Но до встречи с тобой я, как ты, одинок.

«Дальние дороги» прошли через все Ленины стихи. Семь лет спустя, в одном из последних и лучших своих стихотворений, он написал:

Ты поверь мне, что это не просто красивая фраза,

Ты поверь, что я жить бы, пожалуй, на свете не мог,

Если б знал, что сумею забыть до последнего часа

Ветер юности нашей, тревожных и дальних дорог.

В первом стихотворении мне понравилось слово «сентябрясь», и я спросила:

— Это кому посвящено, Зинке?

— Нет, тебе.

…Меньше всех — Леня. Леня, с которым я сидела на одной парте. Леня — нескладный, неспортивный, а я твердо знала, что полюблю только хорошего волейболиста. Его, одессита, я учила плавать. И сколько раз он описывал, какой должна быть его жена: блондинка, не будет работать, может, только если балерина, всецело посвятит себя дому, мужу, детям… Нисколько не похоже на меня.
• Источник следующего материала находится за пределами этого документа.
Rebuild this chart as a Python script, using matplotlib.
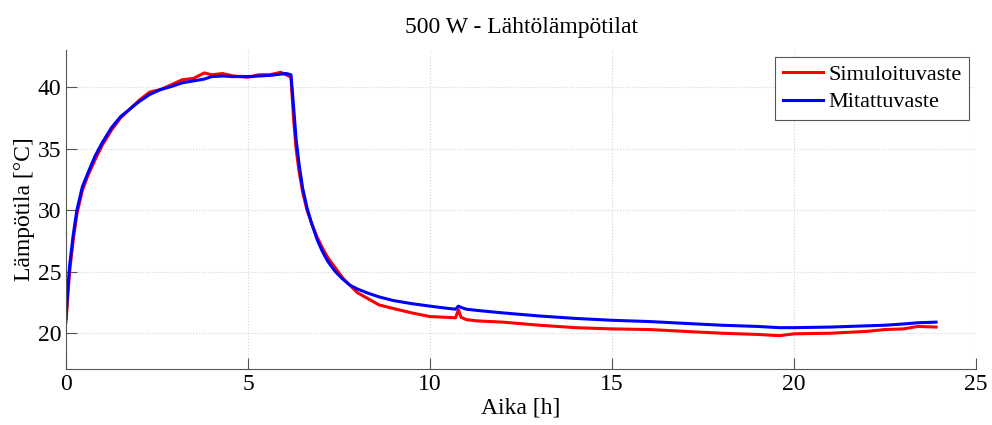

Вскоре мы целовались под березой напротив нашей дачи и очень удивлялись, как все это произошло. А потом много дней подряд по утрам Леня появлялся у забора; и когда его долговязая фигура наконец удалялась, я пулей бросалась в уборную. Терпела с утра. Как же такая низкая проза может врываться в немыслимо высокую нашу поэзию?!
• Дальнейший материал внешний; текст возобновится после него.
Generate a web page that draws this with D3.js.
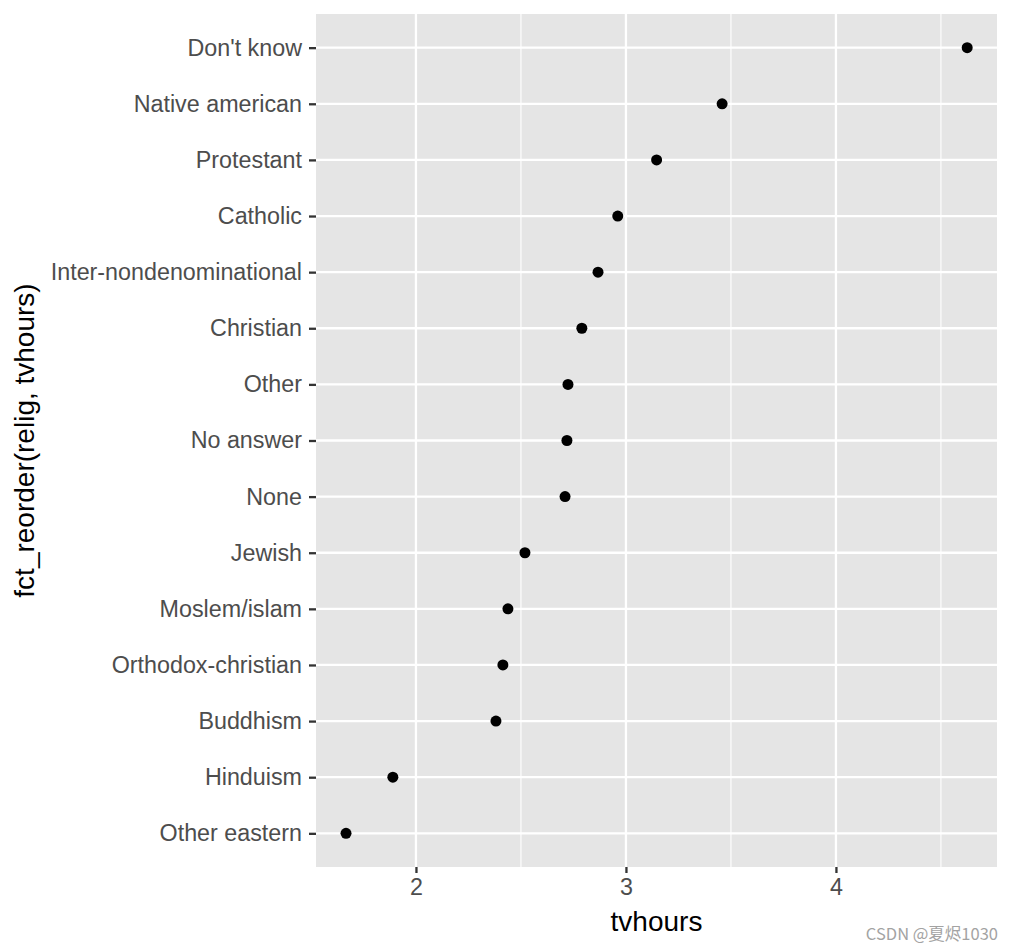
<!DOCTYPE html>
<html><head><meta charset="utf-8">
<script src="https://cdn.jsdelivr.net/npm/d3@7"></script>
<style>body{margin:0;background:#fff;}</style>
</head><body>
<script>
const categories = ["Don't know","Native american","Protestant","Catholic","Inter-nondenominational","Christian","Other","No answer","None","Jewish","Moslem/islam","Orthodox-christian","Buddhism","Hinduism","Other eastern"];
const tvhours = [4.625,3.458,3.146,2.961,2.867,2.790,2.724,2.719,2.710,2.519,2.438,2.414,2.381,1.890,1.667];
const xTicks = [2,3,4];
const xMinor = [2.5,3.5,4.5];

const W=1012,H=952;
const L=316,R=997,T=14,B=867;
const FF="Liberation Sans, Arial, sans-serif";
const svg=d3.select("body").append("svg").attr("width",W).attr("height",H).style("font-family",FF);
const x=d3.scaleLinear().domain([1.524,4.767]).range([L,R]);
const y=d3.scalePoint().domain(categories).range([T,B]).padding(0.6);

svg.append("rect").attr("x",L).attr("y",T).attr("width",R-L).attr("height",B-T).attr("fill","#E5E5E5");
svg.selectAll(".minor").data(xMinor).enter().append("line")
 .attr("x1",d=>x(d)).attr("x2",d=>x(d)).attr("y1",T).attr("y2",B).attr("stroke","#fff").attr("stroke-width",1.1);
svg.selectAll(".major").data(xTicks).enter().append("line")
 .attr("x1",d=>x(d)).attr("x2",d=>x(d)).attr("y1",T).attr("y2",B).attr("stroke","#fff").attr("stroke-width",2.3);
svg.selectAll(".hmaj").data(categories).enter().append("line")
 .attr("x1",L).attr("x2",R).attr("y1",d=>y(d)).attr("y2",d=>y(d)).attr("stroke","#fff").attr("stroke-width",2.3);

const xa=svg.append("g").attr("transform",`translate(0,${B})`).call(d3.axisBottom(x).tickValues(xTicks).tickFormat(d3.format("d")).tickSize(6).tickPadding(5));
xa.select(".domain").remove();
xa.selectAll("line").attr("stroke","#333").attr("stroke-width",2.3);
xa.selectAll("text").attr("fill","#4D4D4D").style("font-size","23.3px").style("font-family",FF);

const ya=svg.append("g").attr("transform",`translate(${L},0)`).call(d3.axisLeft(y).tickSize(7).tickPadding(7));
ya.select(".domain").remove();
ya.selectAll("line").attr("stroke","#333").attr("stroke-width",2.3);
ya.selectAll("text").attr("fill","#4D4D4D").style("font-size","23.3px").style("font-family",FF);

svg.selectAll(".pt").data(categories).enter().append("circle")
 .attr("cx",(d,i)=>x(tvhours[i])).attr("cy",d=>y(d)).attr("r",5.5).attr("fill","#000");

svg.append("text").attr("x",(L+R)/2).attr("y",931).attr("text-anchor","middle").style("font-size","28px").attr("fill","#000").text("tvhours");
svg.append("text").attr("transform",`translate(34,${(T+B)/2}) rotate(-90)`).attr("text-anchor","middle").style("font-size","28px").attr("fill","#000").text("fct_reorder(relig, tvhours)");
svg.append("text").attr("x",998).attr("y",940).attr("text-anchor","end").style("font-size","16.5px").attr("fill","#A3A3A3").style("font-family","Noto Sans CJK SC, sans-serif").text("CSDN @夏烬1030");
</script>
</body></html>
Медовую неделю мы провели в Ясной Поляне, где работал бывший наш школьный учитель.

В институте меня называли «маленькая Райка» — младше всех на курсе, ниже всех ростом. Мне казалось, что талия недостаточно туго затянута, — «Хочешь, чтобы лопнула», — ворчала наша портниха, перешивая мне в очередной раз какое-нибудь из маминых старых платьев.

Ленина жена должна быть очень хорошо одета. Потом он, упрямо пробиваясь в печать, зарабатывая, действительно начал мне покупать платья и туфли. Но в то лето тридцать пятого года я, как и большинство московских девушек, ходила в парусиновых лодочках, белых с голубым кантиком.

В предсонных грезах в тех случаях, когда я не поднималась на трибуны всех форумов мира и не въезжала на коне в города, освобождавшиеся вихрем мировой революции, я облачалась в платья неслыханной красоты. Не знаю своей сверстницы, которая не мечтала бы о длинном черном бархатном платье, не знаю ни одной, у которой было бы такое платье. Вместо воображаемого бархата (после войны прибавилась приставка «пан бархат») у нас верхом роскоши была белая кофточка с черными горошками.

По утрам я вскакивала, обо всем забыв, и радостно начинался новый день. Были беды в мире? Были, наверно. Я читала о них в книгах, в газетах — впрочем, в газеты я заглядывала редко. Были где-то в других местах, не здесь. А я — там, где только дружба, радость, теперь вот и любовь.

Мама болела временами, но мамам так и положено — болеть. Буду ли я когда-нибудь мамой?! Не думала об этом. Когда мои сокурсницы говорили о беременностях, об абортах, я изумлялась, полагая, что такое бываем только у взрослых, а от меня это отделено почти непроходимыми рвами.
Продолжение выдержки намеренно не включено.